Tesouro Informatizado da Lingua Galega


TILG, Tesouro Informatizado da Lingua Galega, came into being as an auxiliary tool for a dictionary-making project and was called the "Lexicographical database for a Galician dictionary" at first. Its original aim was to complement the (mainly dialectal) lexicographical index which the Instituto da Lingua Galega had been compiling since 1971 using old-fashioned file cards. Its data was drawn from Galiciain texts written in the Modern and Present-Day Period.

However, the TILG’s own story really began in 1986 when these texts were digitalized by means of scanning with OCR treatment, except when that wasn’t practical, in which case copy-typing by hand was the method resorted to. Once they were in a digital format, these texts were processed to reduce spelling variants and thereby facilitate further computer processing. The lemmatization and parsing process was semi-automated, using custom software. But lemmatizing tools at that time were subject to serious limitations, in particular for an incompletely standardized language. In addition to ambiguities of the kind found in any language, Galician presented a daunting jumble of morphological and phonetic variants, which were often dialectal, but were also sometimes the fruit of the purist or hyper-purist prejudices characterising certain periods in the history of written Galician. Despite these challenges and the substantial effort required to achieve the corpus’ lemmatization and annotation, it was deemed to be worth the trouble, given the benefits to be reaped from a listing of all spelling variants of every lexical unit grouped under a single canonical form in each case.

The first version of TILG took the shape of an on-line searchable database containing 1464 texts; it was made publicly available in 2003. José Ramom Pichel from Imaxin Software was in charge of programming and software maintenance on that occasion.

Starting in 2006, the texts in the corpus were reprocessed and converted into XML documents. This was achieved in a joint project with the Universidade de Vigo’s Seminario de Lingüística Informática under the leadership of Xavier Gómez Guinovart. The purpose was to make the corpus more useful. It resulted in a new version of the corpus, TILG 2.0, which became accessible on line in 2010 through the RILG portal (Recursos integrados da lingua galega) maintained by the Seminario de Lingüística Informática in Vigo.

That was followed by a new revision begun in 2013, TILG 3.0, which mainly involved updating the search engine and user interface. New features introduced at that time included concordancing of search items and basic statistical information on absolute and relative frequency. César Osorio was in charge of the computing aspects of this project.

In the new version presented here, TILG 4.1, which has been developed together with NLPgo Technologies, S.L., the texts have again been reprocessed to enhance the usefulness of the corpus. The system of tags used for morphosyntactic parsing has been modified and the information in headers, which was formerly quite limited, has been expanded substantially. Consequently, in addition to the two basic kinds of simple search (by Headwords / Grammatical units and Graphic words), TILG is not able to offer an advanced search configuration that permits the refinement of searches and filtering of search results.

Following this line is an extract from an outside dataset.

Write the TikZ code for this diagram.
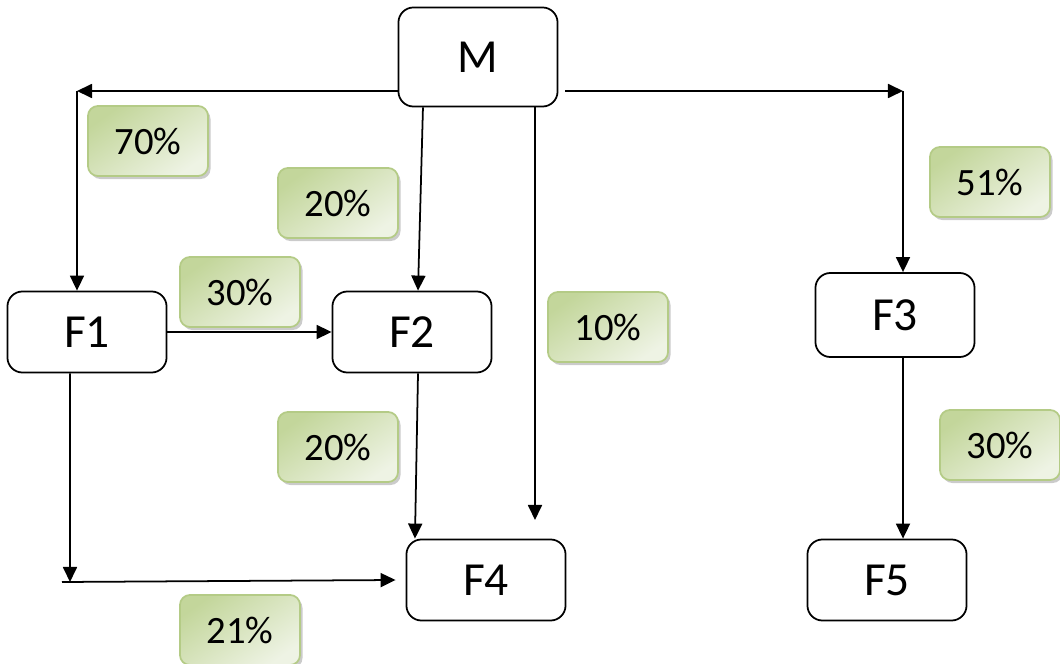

The work briefly described here was achieved thanks to a great deal of effort and expenditure in human and economic resources. Financing have been supplied throughout by the Xunta de Galicia’s Dirección Xeral de Política Lingüística (and later on the Secretaría Xeral de Política Lingüística), which has supported this project since it began around 1986. The human resources comprise all those people who have participated directly or indirectly in the project over a period of more than thirty years. Our thanks to all of them!